* **PROBLEM REQUIREMENTS**: Only the lines from the start of the data through the line containing "const yTicks = [3, 3.5, 4, 4.5, 5, 5.5, 6];" should be written out, exactly as they are, with both ends included and the pictures left out.

* **SOURCE EXCERPT**:
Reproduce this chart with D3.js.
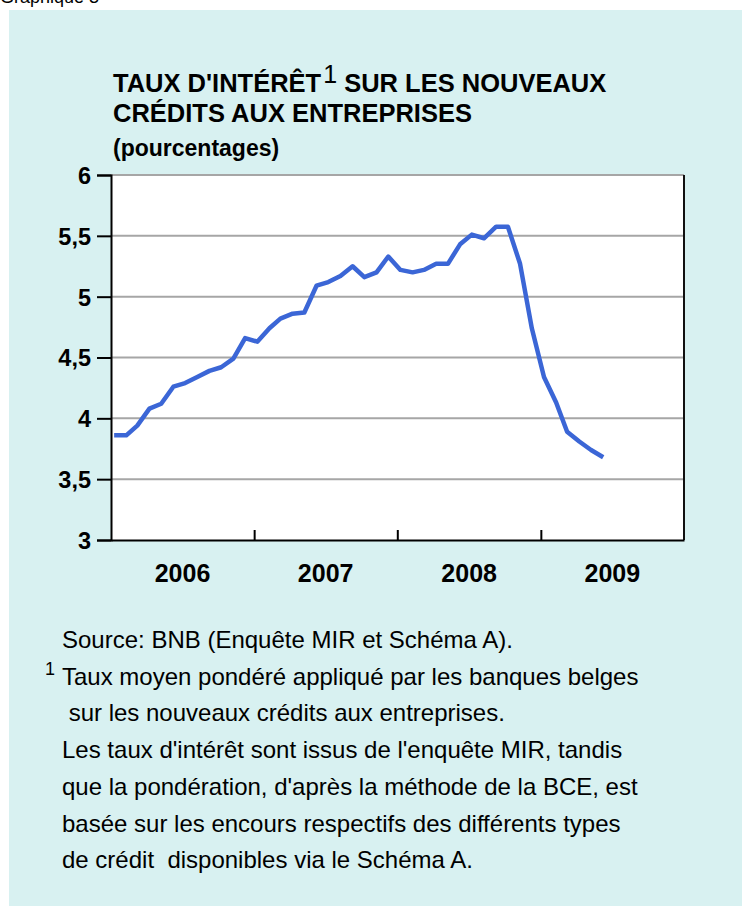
<!DOCTYPE html>
<html>
<head>
<meta charset="utf-8">
<script src="https://cdn.jsdelivr.net/npm/d3@7"></script>
<style>
  body { margin: 0; background: #fff; }
  svg { display: block; font-family: "Liberation Sans", Arial, sans-serif; }
</style>
</head>
<body>
<script>
// mois (observations mensuelles)
const months = [
  "2006-01","2006-02","2006-03","2006-04","2006-05","2006-06","2006-07","2006-08","2006-09","2006-10","2006-11","2006-12",
  "2007-01","2007-02","2007-03","2007-04","2007-05","2007-06","2007-07","2007-08","2007-09","2007-10","2007-11","2007-12",
  "2008-01","2008-02","2008-03","2008-04","2008-05","2008-06","2008-07","2008-08","2008-09","2008-10","2008-11","2008-12",
  "2009-01","2009-02","2009-03","2009-04","2009-05","2009-06"
];
// taux d'intérêt (%)
const rates = [
  3.86, 3.86, 3.94, 4.08, 4.12, 4.26, 4.29, 4.34, 4.39, 4.42, 4.49, 4.66,
  4.63, 4.74, 4.82, 4.86, 4.87, 5.09, 5.12, 5.17, 5.25, 5.16, 5.20, 5.33,
  5.22, 5.20, 5.22, 5.27, 5.27, 5.43, 5.51, 5.48, 5.575, 5.575, 5.27, 4.74,
  4.34, 4.13, 3.89, 3.81, 3.74, 3.68
];
const yearLabels = ["2006", "2007", "2008", "2009"];
const yTicks = [3, 3.5, 4, 4.5, 5, 5.5, 6];

const notes = [
  "Source: BNB (Enquête MIR et Schéma A).",
  "Taux moyen pondéré appliqué par les banques belges",
  " sur les nouveaux crédits aux entreprises.",
  "Les taux d'intérêt sont issus de l'enquête MIR, tandis",
  "que la pondération, d'après la méthode de la BCE, est",
  "basée sur les encours respectifs des différents types",
  "de crédit  disponibles via le Schéma A."
];

const width = 742;
const height = 906;
const plot = { left: 111, right: 684, top: 175, bottom: 540 };

const svg = d3.select("body").append("svg").attr("width", width).attr("height", height);

// fond
svg.append("rect").attr("x", 9).attr("y", 10).attr("width", width - 9).attr("height", height - 10)
  .attr("fill", "#d8f1f1");

// en-tête coupé en haut de page (comme dans l'original)
svg.append("text").attr("x", 0).attr("y", 3)
  .style("font-size", "18px").attr("fill", "#000")
  .text("Graphique 3");

// titre
const title = svg.append("text").attr("x", 113).attr("y", 92)
  .style("font-size", "25.5px").style("font-weight", "bold").attr("fill", "#000");
title.append("tspan").text("TAUX D'INTÉRÊT");
title.append("tspan").attr("dx", 2).attr("dy", -9).style("font-size", "25px").style("font-weight", "normal").text("1");
title.append("tspan").attr("dy", 9).text(" SUR LES NOUVEAUX");
svg.append("text").attr("x", 113).attr("y", 122)
  .style("font-size", "25.5px").style("font-weight", "bold").text("CRÉDITS AUX ENTREPRISES");
svg.append("text").attr("x", 113).attr("y", 156)
  .style("font-size", "23px").style("font-weight", "bold").text("(pourcentages)");

// échelles
const parse = d3.timeParse("%Y-%m");
const data = months.map((m, i) => ({ date: d3.timeDay.offset(parse(m), 8), value: rates[i] }));

const xScale = d3.scaleTime()
  .domain([new Date(2006, 0, 1), new Date(2010, 0, 1)])
  .range([plot.left, plot.right]);
const yScale = d3.scaleLinear()
  .domain([3, 6])
  .range([plot.bottom, plot.top]);

svg.append("rect").attr("x", plot.left).attr("y", plot.top)
  .attr("width", plot.right - plot.left).attr("height", plot.bottom - plot.top)
  .attr("fill", "#fff");

// grille
svg.append("g").selectAll("line")
  .data(yTicks.filter(d => d > 3))
  .join("line")
  .attr("x1", plot.left).attr("x2", plot.right)
  .attr("y1", d => yScale(d)).attr("y2", d => yScale(d))
  .attr("stroke", "#a6a6a6").attr("stroke-width", 2);

// bord droit
svg.append("line").attr("x1", plot.right).attr("x2", plot.right)
  .attr("y1", plot.top).attr("y2", plot.bottom)
  .attr("stroke", "#111").attr("stroke-width", 2);

// axe y
const fmt = d3.format(".1~f");
const axisy = d3.axisLeft(yScale)
  .tickValues(yTicks)
  .tickSize(14)
  .tickPadding(6)
  .tickFormat(d => fmt(d).replace(".", ","));
const gy = svg.append("g").attr("transform", "translate(" + plot.left + ",0)").call(axisy);
gy.select(".domain").attr("stroke", "#000").attr("stroke-width", 2);
gy.selectAll(".tick line").attr("stroke", "#000").attr("stroke-width", 2);
gy.selectAll(".tick text").attr("fill", "#000")
  .style("font-size", "23.5px").style("font-weight", "bold").attr("dy", "0.36em");

// axe x : traits entre les années
const axisx = d3.axisBottom(xScale)
  .tickValues([new Date(2007, 0, 1), new Date(2008, 0, 1), new Date(2009, 0, 1)])
  .tickSizeInner(-10)
  .tickSizeOuter(0)
  .tickFormat("");
const gx = svg.append("g").attr("transform", "translate(0," + plot.bottom + ")").call(axisx);
gx.select(".domain").attr("stroke", "#000").attr("stroke-width", 2);
gx.selectAll(".tick line").attr("stroke", "#000").attr("stroke-width", 2);

// libellés des années (au milieu de chaque année)
const axisLabels = d3.axisBottom(xScale)
  .tickValues(yearLabels.map(y => new Date(+y, 6, 1)))
  .tickSize(0)
  .tickPadding(24)
  .tickFormat(d3.timeFormat("%Y"));
const gl = svg.append("g").attr("transform", "translate(0," + plot.bottom + ")").call(axisLabels);
gl.select(".domain").remove();
gl.selectAll(".tick text").attr("fill", "#000")
  .style("font-size", "25px").style("font-weight", "bold");

// courbe
const line = d3.line()
  .x(d => xScale(d.date))
  .y(d => yScale(d.value));

svg.append("path")
  .datum(data)
  .attr("fill", "none")
  .attr("stroke", "#3b66d6")
  .attr("stroke-width", 4.5)
  .attr("stroke-linejoin", "round")
  .attr("d", line);

// notes
svg.append("g").selectAll("text")
  .data(notes)
  .join("text")
  .attr("x", 62)
  .attr("y", (d, i) => 648 + i * 36.7)
  .style("font-size", "24px")
  .style("white-space", "pre")
  .attr("xml:space", "preserve")
  .attr("fill", "#000")
  .text(d => d);

svg.append("text").attr("x", 45).attr("y", 675)
  .style("font-size", "18px").text("1");
</script>
</body>
</html>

* **OUTPUT OF THE EXERCISE**:
Reproduce this chart with D3.js.
<!DOCTYPE html>
<html>
<head>
<meta charset="utf-8">
<script src="https://cdn.jsdelivr.net/npm/d3@7"></script>
<style>
  body { margin: 0; background: #fff; }
  svg { display: block; font-family: "Liberation Sans", Arial, sans-serif; }
</style>
</head>
<body>
<script>
// mois (observations mensuelles)
const months = [
  "2006-01","2006-02","2006-03","2006-04","2006-05","2006-06","2006-07","2006-08","2006-09","2006-10","2006-11","2006-12",
  "2007-01","2007-02","2007-03","2007-04","2007-05","2007-06","2007-07","2007-08","2007-09","2007-10","2007-11","2007-12",
  "2008-01","2008-02","2008-03","2008-04","2008-05","2008-06","2008-07","2008-08","2008-09","2008-10","2008-11","2008-12",
  "2009-01","2009-02","2009-03","2009-04","2009-05","2009-06"
];
// taux d'intérêt (%)
const rates = [
  3.86, 3.86, 3.94, 4.08, 4.12, 4.26, 4.29, 4.34, 4.39, 4.42, 4.49, 4.66,
  4.63, 4.74, 4.82, 4.86, 4.87, 5.09, 5.12, 5.17, 5.25, 5.16, 5.20, 5.33,
  5.22, 5.20, 5.22, 5.27, 5.27, 5.43, 5.51, 5.48, 5.575, 5.575, 5.27, 4.74,
  4.34, 4.13, 3.89, 3.81, 3.74, 3.68
];
const yearLabels = ["2006", "2007", "2008", "2009"];
const yTicks = [3, 3.5, 4, 4.5, 5, 5.5, 6];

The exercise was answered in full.